Andrea Lendak, of IBI  Group Professional Services Inc., said  the city asked that public transit be a priority.

"We want to make sure buses have the prime spot in the house."

"As spectators come out of the events centre they'll have bus options right there."

There will be space for five bus loading areas on each side of Main Street in between Highfield Street and Weldon Street. During events, accessible transit will have direct access to the building.

Experts said about 3,300 parking spots are available in the evening for the public, and 670 are available through on-street parking within a 15 minute walk of the downtown centre. (City of Moncton)

The plan also recommends that 50 spaces be made available for cyclists to lock up their bikes.

People will be able to be picked up and dropped off near the centre, but the plan recommends it happen at least a block away on Cameron Street, to cut down on congestion in front of the centre, on Main Street.

A new permanent taxi stand will be installed on Highfield Street, with space for at least 15 cars to line up.
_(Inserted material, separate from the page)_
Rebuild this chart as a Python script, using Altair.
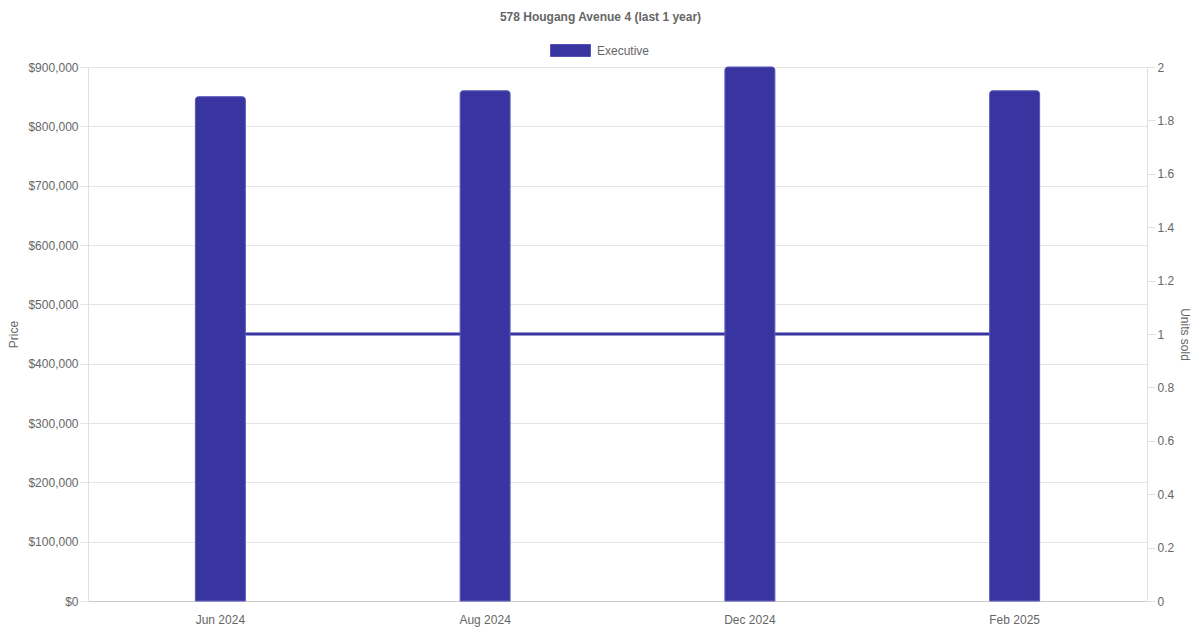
import altair as alt
import pandas as pd

months = ["Jun 2024", "Aug 2024", "Dec 2024", "Feb 2025"]
prices = [850000, 860000, 900000, 860000]
units = [1, 1, 1, 1]
flat_type = ["Executive", "Executive", "Executive", "Executive"]

df = pd.DataFrame({"month": months, "price": prices, "units": units, "type": flat_type})

COLOR = "#3835a0"
FONT = "Liberation Sans"

x = alt.X("month:O", sort=months, title=None,
          scale=alt.Scale(paddingInner=0, paddingOuter=0),
          axis=alt.Axis(labelAngle=0, ticks=False, domainColor="#cccccc",
                        labelColor="#666666", labelFontSize=12, labelPadding=13,
                        grid=False))

line = alt.Chart(df).mark_line(color=COLOR, strokeWidth=3).encode(
    x=x,
    y=alt.Y("units:Q", title="Units sold",
            scale=alt.Scale(domain=[0, 2], nice=False),
            axis=alt.Axis(orient="right", values=[0, 0.2, 0.4, 0.6, 0.8, 1, 1.2, 1.4, 1.6, 1.8, 2],
                          format=".1~f", grid=False, domainColor="#e0e0e0",
                          tickColor="#e0e0e0", tickSize=8, labelPadding=2,
                          labelColor="#666666", labelFontSize=12,
                          titleColor="#666666", titleFontSize=12, titleFontWeight="normal",
                          titleAngle=90, titleBaseline="bottom", titlePadding=4))
)

bars = alt.Chart(df).mark_bar(size=50, cornerRadiusTopLeft=3, cornerRadiusTopRight=3,
                              stroke="#5553b6", strokeWidth=1).encode(
    x=x,
    y=alt.Y("price:Q", title="Price",
            scale=alt.Scale(domain=[0, 900000], nice=False),
            axis=alt.Axis(orient="left", values=list(range(0, 900001, 100000)),
                          format="$,.0f", grid=True, gridColor="#e5e5e5",
                          domainColor="#e0e0e0", tickColor="#e5e5e5", tickSize=8,
                          labelPadding=2, labelColor="#666666", labelFontSize=12,
                          titleColor="#666666", titleFontSize=12, titleFontWeight="normal",
                          titlePadding=7)),
    color=alt.Color("type:N", scale=alt.Scale(domain=["Executive"], range=[COLOR]),
                    legend=alt.Legend(title=None, orient="none", legendX=462, legendY=-37,
                                      symbolType="M-1,-0.3H1V0.3H-1Z", symbolSize=1600,
                                      symbolStrokeColor="#5553b6", symbolStrokeWidth=1,
                                      symbolOpacity=1,
                                      labelColor="#666666", labelFontSize=12,
                                      labelOffset=6))
)

chart = alt.layer(line, bars).resolve_scale(y="independent").properties(
    width=1059, height=534,
    title=alt.TitleParams("578 Hougang Avenue 4 (last 1 year)", fontSize=12, fontWeight="bold",
                          color="#666666", offset=6, dx=-17, font=FONT),
    autosize=alt.AutoSizeParams(type="none"),
    padding={"left": 80, "top": 59, "right": 45, "bottom": 29},
).configure(font=FONT).configure_view(stroke=None)

chart.save("out.html", embed_options={"renderer": "svg", "actions": False})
This is a chart supplied by the City of Moncton based on a survey conducted in September of 2017, which shows available vacant parking and walking times. (City of Moncton)

Another option is walking, and to make that easier, the city is looking into making the dark CN underpass on Main street a more pleasant place to walk. The city is also looking at adding a sidewalk on the west side of Foundry Street, adding another crosswalk on Main Street, a new street between Downing and Foundry, and installing crossing at the CN tracks south of the centre.

To develop the plan, Allaby said three online surveys were taken, one with input from Codiac Transpo, hotels, restaurants, parking lot operators, developers, realtors, and the RCMP. Another survey was done by Moncton Wildcats fans and the third was done with members of La Bikery Co-operative, a community bicycle centre.

Costs kept quiet

An issue raised at council was costs associated with implementing the plan.

Coun. Paul Pellerin said that during a private presentation earlier in the day, a dollar figure was given out by city staff, but no one would say it publicly at the session.

"Why can't we tell the public now what the proposed costs are associated with all these modifications?" said Pellerin at the council meeting.
Coun. Bryan Butler asked city staff to tell the public estimated costs associated with implementing the plan, but staff declined. Specific costs are supposed to go before council in September. (Antoine Trepanier/ Radio Canada )

But Alcide Richard, director of Design and Construction with the City of Moncton said those costs are preliminary.

"They are very new to staff … so we have to delve into the details and bring that back to council in a proper venue."

Council passed a recommendation that city staff will continue developing the transportation plan, and will go before council with specific costs in September.